On one of the most popular Muslim websites on the internet, a message board was titled “Yes to Hijaab, No to Niqaab,” and, as the title suggests, the board was filled with a host of insults—from Muslims—against Muslim women who wear niqaab, ranging from labeling them extremist to referring to the niqaab as “repulsive”. On the flip side, it is not uncommon to hear sisters who wear niqaab discussing, quite vehemently, the senselessness of a woman displaying her face in public. However, Muslims should avoid such harmful discourse that does nothing more than create animosity in our hearts (which prevents us from loving each other for the sake of Allah) and removes faith from our hearts and replaces it with diseases that corrupt our souls.
In addition to such harmful discussions and despite Islam being very clear that Muslims are one brotherhood, many Muslims have an “us versus them” mode of thinking on the issue of the veil, in which sisters who wear niqaab comprise one group and those who do not wear niqaab comprise another group. Sometimes this “us versus them” phenomenon manifests itself in conversations, and, more seriously, it sometimes manifests itself in people’s choosing of friends. In other words, the “us versus them” mode of thinking has affected us so much that many Muslims choose—and lose—friends based on whether or not someone does or does not wear niqaab, even if this choice or loss is not done intentionally. There are even Muslim internet groups and clubs that base membership on whether or not a sister wears niqaab, which further complicates the phenomenon of categorizing, and thus dividing, ourselves by our dress.

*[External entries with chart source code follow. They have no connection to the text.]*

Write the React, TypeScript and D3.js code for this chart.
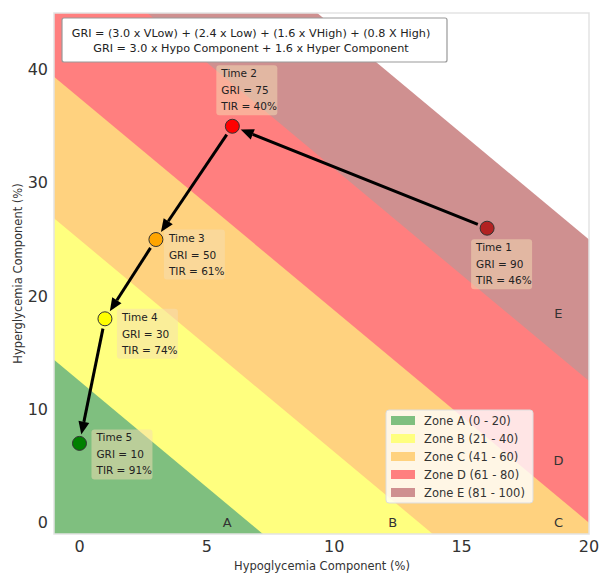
import React from "react";
import * as d3 from "d3";

const hypoValues = [16, 6, 3, 1, 0];
const hyperValues = [26, 35, 25, 18, 7];
const timeLabels = ["Time 1", "Time 2", "Time 3", "Time 4", "Time 5"];
const griValues = [90, 75, 50, 30, 10];
const tirValues = [46, 40, 61, 74, 91];

const zoneNames = ["A", "B", "C", "D", "E"];
const zoneUpper = [20, 40, 60, 80, 100];
const zoneLegend = ["Zone A (0 - 20)", "Zone B (21 - 40)", "Zone C (41 - 60)", "Zone D (61 - 80)", "Zone E (81 - 100)"];
const zoneLabelX = [5.8, 12.3, 18.8, 18.8, 18.8];
const zoneLabelY = [0, 0, 0, 5.5, 18.5];

const xTicks = [0, 5, 10, 15, 20];
const yTicks = [0, 10, 20, 30, 40];

const zoneFill = ["#7fbf7f", "#ffff7f", "#ffd27f", "#ff7f7f", "#cf9090"];
const pointFill = ["#b22222", "#ff0000", "#ffa500", "#ffff00", "#008000"];
// annotation box offsets (px) relative to point
const boxOffsets = [
  [-16, 11],
  [-16, -61],
  [8, -10],
  [12, -10],
  [12, -14],
];

const W = 604;
const H = 577;
const left = 54, right = 589, top = 13, bottom = 534;

const x = d3.scaleLinear().domain([-1, 20]).range([left, right]);
const y = d3.scaleLinear().domain([-1, 45]).range([bottom, top]);

function clipHalf(poly: [number, number][], g: number): [number, number][] {
  const f = (p: [number, number]) => 3 * p[0] + 1.6 * p[1] - g;
  const out: [number, number][] = [];
  for (let i = 0; i < poly.length; i++) {
    const a = poly[i];
    const b = poly[(i + 1) % poly.length];
    const fa = f(a), fb = f(b);
    if (fa <= 0) out.push(a);
    if ((fa < 0 && fb > 0) || (fa > 0 && fb < 0)) {
      const t = fa / (fa - fb);
      out.push([a[0] + t * (b[0] - a[0]), a[1] + t * (b[1] - a[1])]);
    }
  }
  return out;
}

const box: [number, number][] = [[-1, -1], [20, -1], [20, 45], [-1, 45]];

export default function App() {
  const font = "DejaVu Sans, sans-serif";
  const zonesDesc = zoneUpper.map((u, i) => ({ u, i })).reverse();
  const arrows = [];
  for (let i = 0; i < hypoValues.length - 1; i++) {
    const x1 = x(hypoValues[i]), y1 = y(hyperValues[i]);
    const x2 = x(hypoValues[i + 1]), y2 = y(hyperValues[i + 1]);
    const dx = x2 - x1, dy = y2 - y1;
    const L = Math.hypot(dx, dy);
    const ux = dx / L, uy = dy / L;
    const sx = x1 + ux * 10, sy = y1 + uy * 10;
    const ex = x2 - ux * 9, ey = y2 - uy * 9;
    const hl = 13, hw = 5.5;
    const bx = ex - ux * hl, by = ey - uy * hl;
    arrows.push(
      <g key={"a" + i}>
        <line x1={sx} y1={sy} x2={bx} y2={by} stroke="#000" strokeWidth={3} />
        <polygon
          points={`${ex},${ey} ${bx - uy * hw},${by + ux * hw} ${bx + uy * hw},${by - ux * hw}`}
          fill="#000"
        />
      </g>
    );
  }
  return (
    <svg width={W} height={H} style={{ position: "absolute", left: 0, top: 0, background: "#fff" }}>
      {zonesDesc.map(({ u, i }) => {
        const poly = clipHalf(box, u);
        return (
          <polygon
            key={i}
            points={poly.map((p) => `${x(p[0])},${y(p[1])}`).join(" ")}
            fill={zoneFill[i]}
          />
        );
      })}
      <rect x={left} y={top} width={right - left} height={bottom - top} fill="none" stroke="#e3e3e3" strokeWidth={1.5} />
      {zoneNames.map((n, i) => (
        <text key={n} x={x(zoneLabelX[i])} y={y(zoneLabelY[i])} dy="0.35em" textAnchor="middle" fontFamily={font} fontSize={13} fill="#333">
          {n}
        </text>
      ))}
      {xTicks.map((t) => (
        <text key={"x" + t} x={x(t)} y={546} dy="0.35em" textAnchor="middle" fontFamily={font} fontSize={16} fill="#333">
          {t}
        </text>
      ))}
      {yTicks.map((t) => (
        <text key={"y" + t} x={48} y={y(t)} dy="0.35em" textAnchor="end" fontFamily={font} fontSize={16} fill="#333">
          {t}
        </text>
      ))}
      <text x={322} y={570} textAnchor="middle" fontFamily={font} fontSize={11.5} fill="#333">
        Hypoglycemia Component (%)
      </text>
      <text transform={`translate(22,${(top + bottom) / 2}) rotate(-90)`} textAnchor="middle" fontFamily={font} fontSize={11.5} fill="#333">
        Hyperglycemia Component (%)
      </text>
      {arrows}
      {hypoValues.map((h, i) => {
        const px = x(h), py = y(hyperValues[i]);
        const bx = px + boxOffsets[i][0], by = py + boxOffsets[i][1];
        return (
          <g key={"p" + i}>
            <rect x={bx} y={by} width={61} height={50} rx={3} fill="wheat" fillOpacity={0.5} />
            <text x={bx + 5} y={by + 12} fontFamily={font} fontSize={10.5} fill="#222">{timeLabels[i]}</text>
            <text x={bx + 5} y={by + 29} fontFamily={font} fontSize={10.5} fill="#222">{`GRI = ${griValues[i]}`}</text>
            <text x={bx + 5} y={by + 45} fontFamily={font} fontSize={10.5} fill="#222">{`TIR = ${tirValues[i]}%`}</text>
            <circle cx={px} cy={py} r={7} fill={pointFill[i]} stroke="#333" strokeWidth={1} />
          </g>
        );
      })}
      <rect x={62} y={18} width={385} height={44} rx={2} fill="#fff" stroke="#999" strokeWidth={1.2} />
      <text x={251} y={37} textAnchor="middle" fontFamily={font} fontSize={11.2} fill="#222">
        GRI = (3.0 x VLow) + (2.4 x Low) + (1.6 x VHigh) + (0.8 X High)
      </text>
      <text x={251} y={52} textAnchor="middle" fontFamily={font} fontSize={11.2} fill="#222">
        GRI = 3.0 x Hypo Component + 1.6 x Hyper Component
      </text>
      <rect x={386} y={410} width={147} height={93} rx={3} fill="#fff" fillOpacity={0.8} stroke="#ddd" />
      {zoneLegend.map((lbl, i) => (
        <g key={"l" + i}>
          <rect x={391} y={416 + i * 18} width={24} height={9} fill={zoneFill[i]} />
          <text x={424} y={420.5 + i * 18} dy="0.35em" fontFamily={font} fontSize={11.5} fill="#333">{lbl}</text>
        </g>
      ))}
    </svg>
  );
}
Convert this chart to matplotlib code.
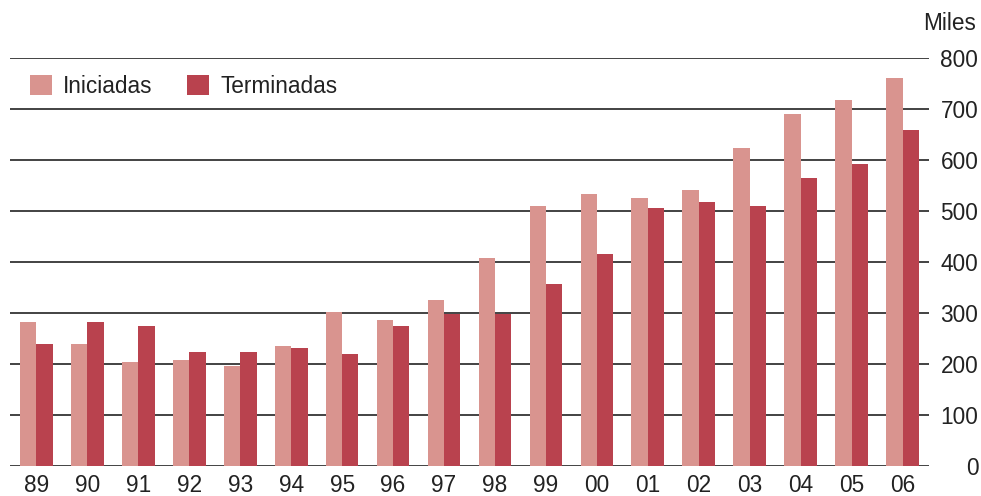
import matplotlib.pyplot as plt
import numpy as np

plt.rcParams['font.family'] = ['Liberation Sans', 'DejaVu Sans']

years = ['89', '90', '91', '92', '93', '94', '95', '96', '97', '98',
         '99', '00', '01', '02', '03', '04', '05', '06']
iniciadas = [282, 239, 204, 208, 196, 235, 302, 286, 325, 408,
             510, 533, 525, 541, 624, 690, 718, 761]
terminadas = [239, 282, 275, 224, 224, 231, 220, 275, 298, 298,
              357, 416, 506, 518, 510, 565, 592, 659]

c_ini = '#d9948f'
c_ter = '#b9424e'
fs = 16.3

fig = plt.figure(figsize=(9.81, 4.96), dpi=100)
ax = fig.add_axes([10 / 981, 30 / 496, 919 / 981, 408 / 496])

x = np.arange(len(years))
w = 0.32
ax.bar(x - w / 2, iniciadas, w, color=c_ini, label='Iniciadas', zorder=3)
ax.bar(x + w / 2, terminadas, w, color=c_ter, label='Terminadas', zorder=3)

ax.set_xlim(-0.52, len(years) - 0.48)
ax.set_ylim(0, 800)
ax.set_yticks(range(0, 801, 100))
ax.set_xticks(x)
ax.set_xticklabels(years)
ax.yaxis.grid(True, color='#222222', linewidth=1.2, zorder=1)
for s in ax.spines.values():
    s.set_visible(False)

ax.yaxis.tick_right()
ax.tick_params(axis='y', length=0, pad=35.5, labelsize=fs, colors='#222222')
for lbl in ax.get_yticklabels():
    lbl.set_ha('right')
ax.tick_params(axis='x', length=0, pad=6, labelsize=fs, colors='#222222')

# "Miles" unit label above the right-hand tick labels
fig.text(976 / 981, 1 - 23 / 496, 'Miles', ha='right', va='center',
         fontsize=fs, color='#222222')

ax.legend(loc='upper left', bbox_to_anchor=(30 / 981, 1 - 75 / 496),
          bbox_transform=fig.transFigure, ncol=2, frameon=False,
          fontsize=fs, handlelength=0.95, handleheight=0.95, handletextpad=0.5,
          columnspacing=1.55, borderaxespad=0, borderpad=0, labelcolor='#222222')

fig.savefig('out.png', dpi=100)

Another phenomenon regarding the niqaab is the further dividing of Muslims based on how frequent a person wears or does not wear niqaab. What happens here is an offshoot of the “us versus them” phenomenon in that a sister who wears niqaab sometimes finds herself at odds with a sister who wears it all the time. This phenomenon further manifests itself when a sister who wants to wear niqaab is given an ultimatum: all or nothing. In other words, she must either wear the niqaab all of the time or not all, leaving her to feel as if she has to choose “us” or “them”. This position, which does not recognize an Islamic position in between, has been defended by the belief, “If you don’t wear it all of the time, then it’s not for the sake of Allah.” This ultimatum is actually given quite frequently as advice to sisters thinking of covering their faces. In fact, many sisters thinking of wearing the niqaab have been warned against being like the “them” group, who “wear it and then take it off,” whether they stop wearing it altogether or wear it only sometimes.